Omit the pictures and print exactly the lines of the listing below, starting at the first and ending at the line containing "from matplotlib.patches import Rectangle".

→ Records
^^^^^^^^

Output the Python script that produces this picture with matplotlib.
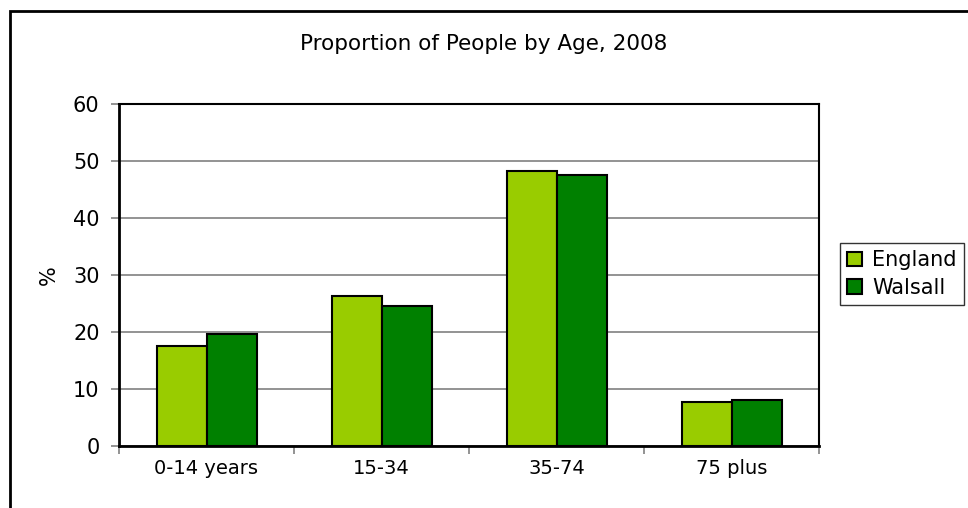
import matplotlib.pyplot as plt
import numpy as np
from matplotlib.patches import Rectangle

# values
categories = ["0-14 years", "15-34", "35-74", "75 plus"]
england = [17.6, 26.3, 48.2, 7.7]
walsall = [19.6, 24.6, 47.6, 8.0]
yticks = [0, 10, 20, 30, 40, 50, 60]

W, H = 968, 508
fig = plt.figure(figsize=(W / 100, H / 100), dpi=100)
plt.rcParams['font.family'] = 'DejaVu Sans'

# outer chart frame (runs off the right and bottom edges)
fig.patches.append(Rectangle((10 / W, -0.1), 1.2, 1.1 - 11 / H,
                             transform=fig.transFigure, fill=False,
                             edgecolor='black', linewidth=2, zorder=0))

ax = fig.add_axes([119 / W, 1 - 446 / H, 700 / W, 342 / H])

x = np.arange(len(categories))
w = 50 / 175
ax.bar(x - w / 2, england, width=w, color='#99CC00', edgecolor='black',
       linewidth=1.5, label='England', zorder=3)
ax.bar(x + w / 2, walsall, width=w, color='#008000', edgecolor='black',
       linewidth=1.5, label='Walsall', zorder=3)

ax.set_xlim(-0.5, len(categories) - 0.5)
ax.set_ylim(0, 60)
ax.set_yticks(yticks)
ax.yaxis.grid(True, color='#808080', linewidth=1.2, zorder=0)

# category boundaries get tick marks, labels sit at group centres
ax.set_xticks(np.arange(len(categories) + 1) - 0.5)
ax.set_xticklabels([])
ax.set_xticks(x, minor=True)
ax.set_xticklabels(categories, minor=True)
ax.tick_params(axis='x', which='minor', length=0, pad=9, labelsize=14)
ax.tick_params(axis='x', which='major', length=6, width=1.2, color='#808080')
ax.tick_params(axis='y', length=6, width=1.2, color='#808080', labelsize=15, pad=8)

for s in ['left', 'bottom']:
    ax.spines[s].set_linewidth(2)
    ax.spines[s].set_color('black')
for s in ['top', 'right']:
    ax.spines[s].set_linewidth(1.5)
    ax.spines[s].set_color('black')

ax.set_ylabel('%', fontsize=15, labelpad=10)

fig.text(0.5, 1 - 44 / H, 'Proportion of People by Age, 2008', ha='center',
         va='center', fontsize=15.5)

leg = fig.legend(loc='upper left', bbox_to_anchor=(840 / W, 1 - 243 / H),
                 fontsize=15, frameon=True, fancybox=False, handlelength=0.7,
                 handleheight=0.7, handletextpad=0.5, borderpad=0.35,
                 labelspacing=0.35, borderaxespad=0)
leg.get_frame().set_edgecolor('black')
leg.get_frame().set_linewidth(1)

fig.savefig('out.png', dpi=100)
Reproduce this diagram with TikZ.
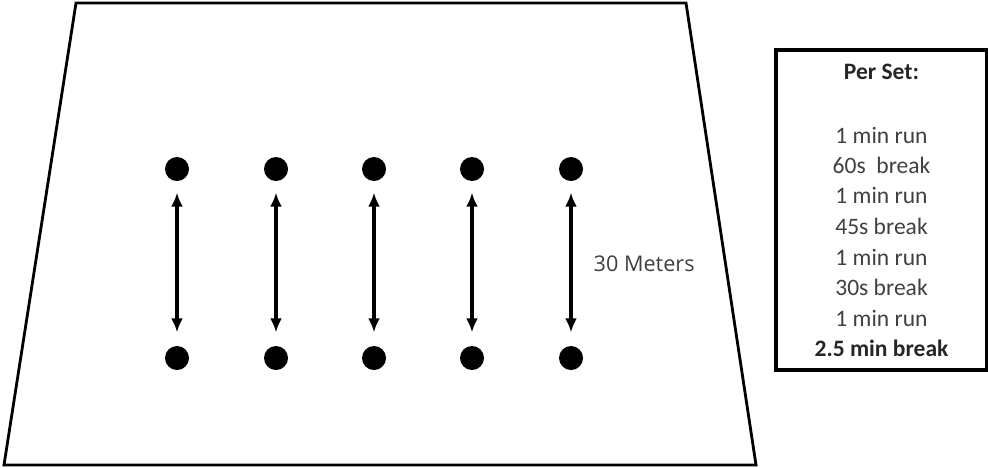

^^^^^^^^

→ Response to this exercise
Output the Python script that produces this picture with matplotlib.
import matplotlib.pyplot as plt
import numpy as np
from matplotlib.patches import Rectangle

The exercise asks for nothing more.